Quantitative finance

Quantitative finance, also called mathematical finance, is the application of mathematics to finance. The techniques include:

• econometrics,
• differential equations,

• simulations (such as Monte-Carlo modeling).

Continuous vs discrete time finance

Models assume either that time is continuous or that it is stepped; quantitative finance can be divided into continuous time and discrete time approaches. Discrete time models assume trades take place instantaneously, there is then a very short period of no trading, then trades take place again etc. This is a good approximation as the steps can be made arbitrary short without altering the models. Continuous time finance assumes exactly what it says. Continuous time models usually assume that prices are continuous (i.e. ignore ticks).

The majority of commonly used closed form results (i.e. equations) such as the Black-Scholes formula are derived using continuous time techniques. Discrete time models lend themselves to simulation techniques (e.g. Monte-Carlo). The equations derived from continuous time approaches are often used in computational techniques, and the solutions to the equations are often calculated using computational methods.

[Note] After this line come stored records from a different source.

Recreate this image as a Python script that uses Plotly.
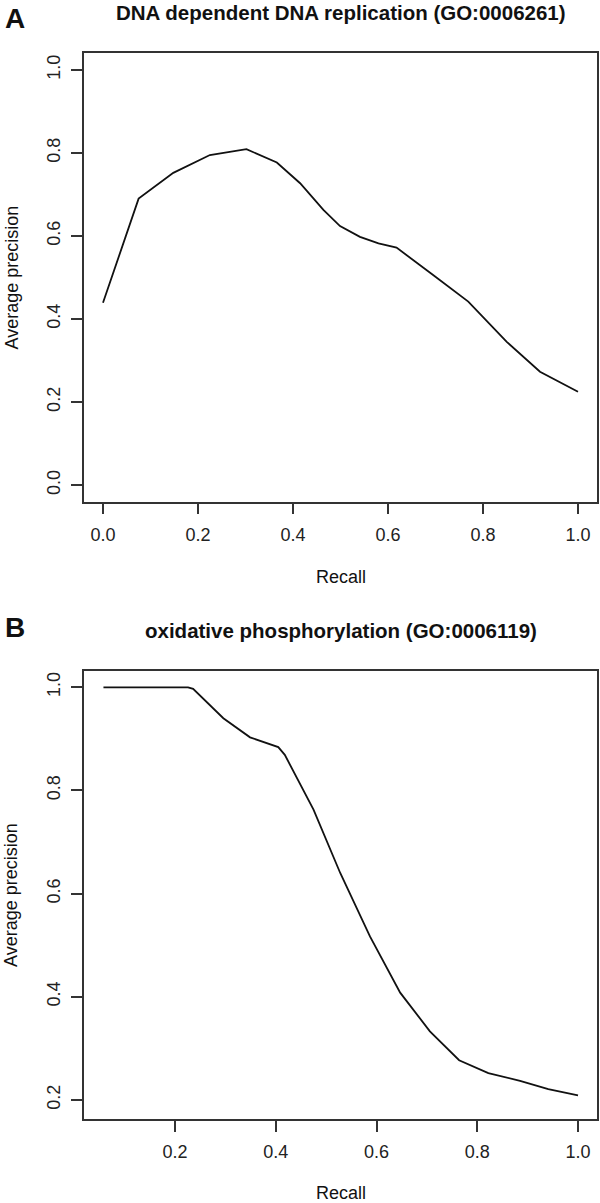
import plotly.graph_objects as go

# Panel A: DNA dependent DNA replication
recall_a = [0.0, 0.075, 0.148, 0.225, 0.302, 0.366, 0.415, 0.464, 0.499, 0.541,
            0.580, 0.618, 0.695, 0.769, 0.850, 0.920, 1.0]
precision_a = [0.439, 0.690, 0.752, 0.795, 0.809, 0.777, 0.727, 0.663, 0.624, 0.598,
               0.582, 0.572, 0.506, 0.442, 0.345, 0.273, 0.225]

# Panel B: oxidative phosphorylation
recall_b = [0.058, 0.226, 0.236, 0.296, 0.349, 0.405, 0.418, 0.448, 0.475, 0.528,
            0.587, 0.647, 0.706, 0.764, 0.822, 0.885, 0.941, 1.0]
precision_b = [1.0, 1.0, 0.997, 0.940, 0.903, 0.884, 0.869, 0.814, 0.763, 0.640,
               0.517, 0.408, 0.333, 0.277, 0.252, 0.237, 0.221, 0.209]

title_a = "DNA dependent DNA replication (GO:0006261)"
title_b = "oxidative phosphorylation (GO:0006119)"
ticks_a_x = [0.0, 0.2, 0.4, 0.6, 0.8, 1.0]
ticks_a_y = [0.0, 0.2, 0.4, 0.6, 0.8, 1.0]
ticks_b_x = [0.2, 0.4, 0.6, 0.8, 1.0]
ticks_b_y = [0.2, 0.4, 0.6, 0.8, 1.0]

W, H = 600, 1203
FONT = "Liberation Sans, Arial, sans-serif"
AX = "#333333"

def px_x(p):
    return p / W

def px_y(p):
    return 1 - p / H

fig = go.Figure()
fig.add_trace(go.Scatter(x=recall_a, y=precision_a, mode="lines",
                         line=dict(color="#111111", width=1.8),
                         xaxis="x", yaxis="y", showlegend=False))
fig.add_trace(go.Scatter(x=recall_b, y=precision_b, mode="lines",
                         line=dict(color="#111111", width=1.8),
                         xaxis="x2", yaxis="y2", showlegend=False))

common = dict(showline=True, mirror=True, linecolor=AX, linewidth=1.5,
              ticks="outside", ticklen=11, tickwidth=1.5, tickcolor=AX,
              showgrid=False, zeroline=False, automargin=False,
              tickfont=dict(family=FONT, size=18, color="#222222"))
xcommon = dict(common, ticklabelstandoff=5)
ycommon = dict(common, ticklabelstandoff=4, tickangle=-90)

xd = [px_x(84), px_x(597)]
fig.update_layout(
    width=W, height=H,
    margin=dict(l=0, r=0, t=0, b=0),
    paper_bgcolor="white", plot_bgcolor="white",
    xaxis=dict(domain=xd, range=[-0.04, 1.04], tickvals=ticks_a_x,
               ticktext=[f"{v:.1f}" for v in ticks_a_x], anchor="y", **xcommon),
    yaxis=dict(domain=[px_y(501.7), px_y(53.3)], range=[-0.04, 1.04],
               tickvals=ticks_a_y, ticktext=[f"{v:.1f}" for v in ticks_a_y],
               anchor="x", **ycommon),
    xaxis2=dict(domain=xd, range=[0.0194, 1.0377], tickvals=ticks_b_x,
                ticktext=[f"{v:.1f}" for v in ticks_b_x], anchor="y2", **xcommon),
    yaxis2=dict(domain=[px_y(1119), px_y(671)], range=[0.163, 1.0316],
                tickvals=ticks_b_y, ticktext=[f"{v:.1f}" for v in ticks_b_y],
                anchor="x2", **ycommon),
)

def ann(text, x, y, size, bold=False, angle=0):
    fig.add_annotation(text=f"<b>{text}</b>" if bold else text,
                       x=px_x(x), y=px_y(y), xref="paper", yref="paper",
                       xanchor="center", yanchor="middle", showarrow=False,
                       textangle=angle,
                       font=dict(family=FONT, size=size, color="#111111"))

cx = (84 + 597) / 2
ann("A", 15, 19, 28, bold=True)
ann(title_a, cx, 13, 20.5, bold=True)
ann("Recall", cx, 577, 18)
ann("Average precision", 11, (53.3 + 501.7) / 2, 18, angle=-90)
ann("B", 15, 627, 28, bold=True)
ann(title_b, cx, 630, 20.5, bold=True)
ann("Recall", cx, 1193, 18)
ann("Average precision", 11, (671 + 1119) / 2, 18, angle=-90)

fig.write_html("out.html",
               config={"displayModeBar": False},
               post_script="document.body.style.margin='0';"
                           "document.body.style.overflow='hidden';")
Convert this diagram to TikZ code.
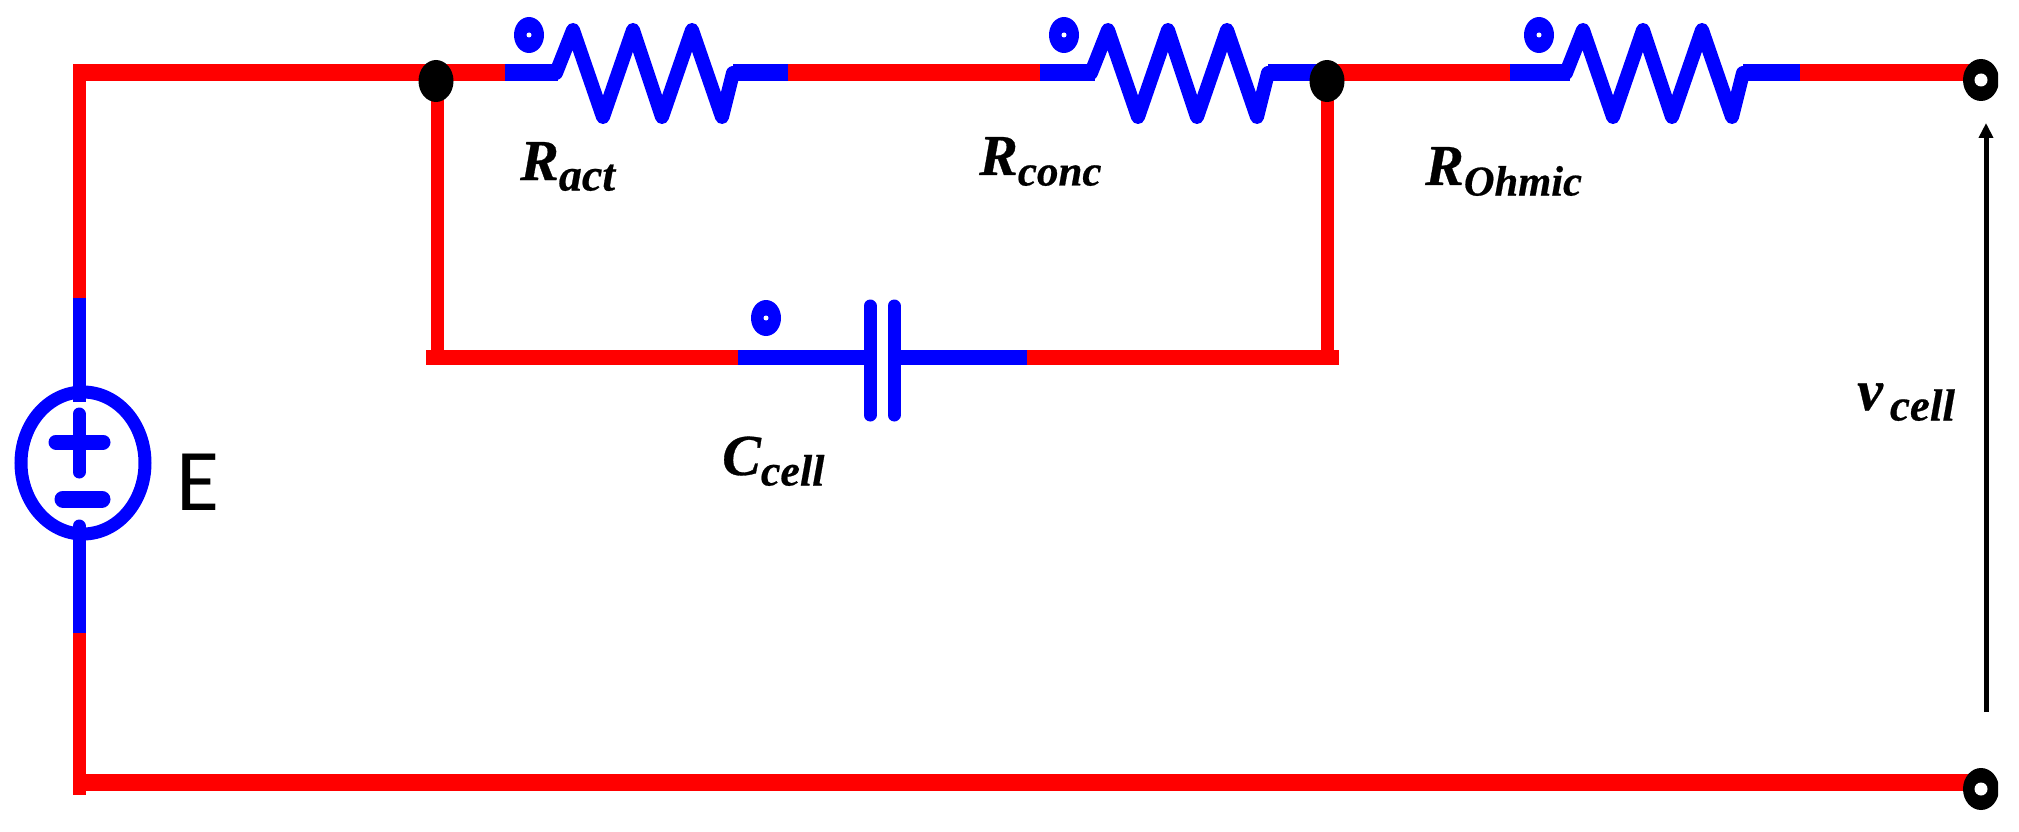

Some equations cannot be solved using just algebra and arithmetic and must used computational approaches. Discrete time finance also yields interesting results; for example, the discrete time derivation of CAPM avoids the more dubious assumptions of the continuous time derivation.

Limitations of quantitative finance

The issues are those of model risk in general, but two problems are worth discussing because they become acute when complex techniques are used. One that of incorrectly estimating parameters, the other is the use of incorrect distributions.

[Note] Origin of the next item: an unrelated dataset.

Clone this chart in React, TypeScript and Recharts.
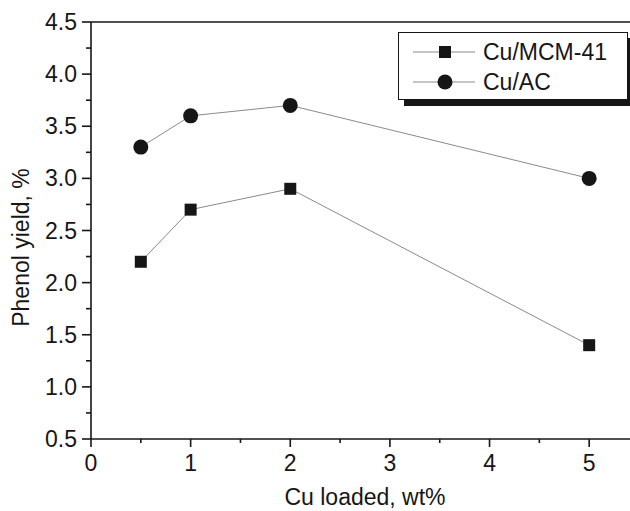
import React from "react";
import { LineChart, Line, XAxis, YAxis, ReferenceLine, Legend } from "recharts";

const cuLoading = [0.5, 1, 2, 5];
const mcmYield = [2.2, 2.7, 2.9, 1.4];
const acYield = [3.3, 3.6, 3.7, 3.0];

const xTicks = [0, 0.5, 1, 1.5, 2, 2.5, 3, 3.5, 4, 4.5, 5, 5.5];
const yTicks = [0.5, 0.75, 1, 1.25, 1.5, 1.75, 2, 2.25, 2.5, 2.75, 3, 3.25, 3.5, 3.75, 4, 4.25, 4.5];

const seriesNames = ["Cu/MCM-41", "Cu/AC"];

const data = cuLoading.map((x, i) => ({ x, mcm: mcmYield[i], ac: acYield[i] }));

const FONT = "'Liberation Sans', Arial, Helvetica, sans-serif";
const INK = "#161616";
const LINE = "#8a8a8a";

const X_TICK = 8;
const X_GAP = 9;
const Y_TICK = 9;
const Y_GAP = 5;

const isWhole = (v: number) => Math.abs(v - Math.round(v)) < 1e-6;
const isHalf = (v: number) => isWhole(v * 2);

const XTick = ({ x, y, payload }: any) => {
  const v = payload.value;
  const major = isWhole(v);
  const axisY = y - X_TICK - X_GAP;
  return (
    <g>
      <line x1={x} x2={x} y1={axisY} y2={axisY + (major ? X_TICK : 4)} stroke={INK} strokeWidth={1.6} />
      {major && v <= 5 && (
        <text x={x} y={y} dy={15} textAnchor="middle" fontSize={23} fill={INK} fontFamily={FONT}>
          {v}
        </text>
      )}
    </g>
  );
};

const YTick = ({ x, y, payload }: any) => {
  const v = payload.value;
  const major = isHalf(v);
  const axisX = x + Y_TICK + Y_GAP;
  return (
    <g>
      <line x1={axisX - (major ? Y_TICK : 5)} x2={axisX} y1={y} y2={y} stroke={INK} strokeWidth={1.6} />
      {major && (
        <text x={x} y={y} dy={8} textAnchor="end" fontSize={23} fill={INK} fontFamily={FONT}>
          {v.toFixed(1)}
        </text>
      )}
    </g>
  );
};

const Square = ({ cx, cy }: any) =>
  cx == null ? null : <rect x={cx - 6} y={cy - 6} width={12} height={12} fill={INK} />;

const Dot = ({ cx, cy }: any) =>
  cx == null ? null : <circle cx={cx} cy={cy} r={7.5} fill={INK} />;

const XTitle = ({ viewBox }: any) => (
  <text
    x={viewBox.x + viewBox.width / 2}
    y={viewBox.y + 66}
    textAnchor="middle"
    fontSize={23}
    fill={INK}
    fontFamily={FONT}
  >
    Cu loaded, wt%
  </text>
);

const YTitle = ({ viewBox }: any) => {
  const cx = viewBox.x + 29;
  const cy = viewBox.y + viewBox.height / 2 + 17;
  return (
    <text
      x={cx}
      y={cy}
      transform={`rotate(-90, ${cx}, ${cy})`}
      textAnchor="middle"
      fontSize={23}
      fill={INK}
      fontFamily={FONT}
    >
      Phenol yield, %
    </text>
  );
};

const LegendBox = () => (
  <div
    style={{
      width: 230,
      height: 68,
      boxSizing: "border-box",
      border: `1.5px solid ${INK}`,
      background: "#fff",
      boxShadow: `6px 6px 0 ${INK}`,
      fontFamily: FONT,
    }}
  >
    {seriesNames.map((name, i) => (
      <div key={name} style={{ display: "flex", alignItems: "center", height: 30, marginTop: i === 0 ? 4 : 0 }}>
        <svg width={84} height={30} style={{ flex: "none" }}>
          <line x1={14} x2={76} y1={15} y2={15} stroke={LINE} strokeWidth={1} />
          {i === 0 ? <rect x={40} y={9} width={12} height={12} fill={INK} /> : <circle cx={46} cy={15} r={7.5} fill={INK} />}
        </svg>
        <span style={{ fontSize: 23, color: INK, lineHeight: "30px" }}>{name}</span>
      </div>
    ))}
  </div>
);

export default function App() {
  return (
    <div style={{ position: "absolute", left: 0, top: 0, width: 630, height: 511, overflow: "hidden", background: "#fff" }}>
      <LineChart width={650} height={511} data={data} margin={{ top: 22, right: 11, bottom: 0, left: 0 }}>
        <XAxis
          dataKey="x"
          type="number"
          domain={[0, 5.5]}
          ticks={xTicks}
          interval={0}
          tickSize={X_TICK}
          tickMargin={X_GAP}
          tickLine={false}
          tick={<XTick />}
          height={72}
          stroke={INK}
          strokeWidth={1.6}
          label={<XTitle />}
        />
        <YAxis
          type="number"
          domain={[0.5, 4.5]}
          ticks={yTicks}
          interval={0}
          tickSize={Y_TICK}
          tickMargin={Y_GAP}
          tickLine={false}
          tick={<YTick />}
          width={91}
          stroke={INK}
          strokeWidth={1.6}
          label={<YTitle />}
        />
        <ReferenceLine y={4.5} stroke={INK} strokeWidth={1.6} />
        <Legend
          layout="vertical"
          align="center"
          verticalAlign="middle"
          content={<LegendBox />}
          wrapperStyle={{ left: 398, top: 32, width: 240 }}
        />
        <Line
          dataKey="mcm"
          name={seriesNames[0]}
          type="linear"
          stroke={LINE}
          strokeWidth={1}
          dot={<Square />}
          activeDot={false}
          isAnimationActive={false}
        />
        <Line
          dataKey="ac"
          name={seriesNames[1]}
          type="linear"
          stroke={LINE}
          strokeWidth={1}
          dot={<Dot />}
          activeDot={false}
          isAnimationActive={false}
        />
      </LineChart>
    </div>
  );
}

The underlying problem is that lack of data. The period over which historical data is collected may not cover unusual but important periods such as market crashes. This leads to the use of distributions that are not sufficiently fat tailed, because they appear to give accurate results even when back tested. In addition, the lack of large but unusual variation can lead to the under-estimation of parameters such as standard deviation.

Some commentators claim that the common approaches are entirely flawed because of the risk of black swan events (which no amount of historical data would contain).

Although these criticisms most clearly apply to risk management techniques such as value-at-risk, valuations reflect risk, so they also have implications for valuation models.

Apart from the risks implicit in the process of modelling, complex models are more prone to manipulation because their complexity means that there are more, and less clear, choices in how they are implemented, and they are therefore more dependent of the judgment of the implementor. This has become evident in the aftermath of the credit crunch, as many banks and fund managers appear to have pressured quants to avoid models that produced high (as it turned out, all too accurate) estimates of risk.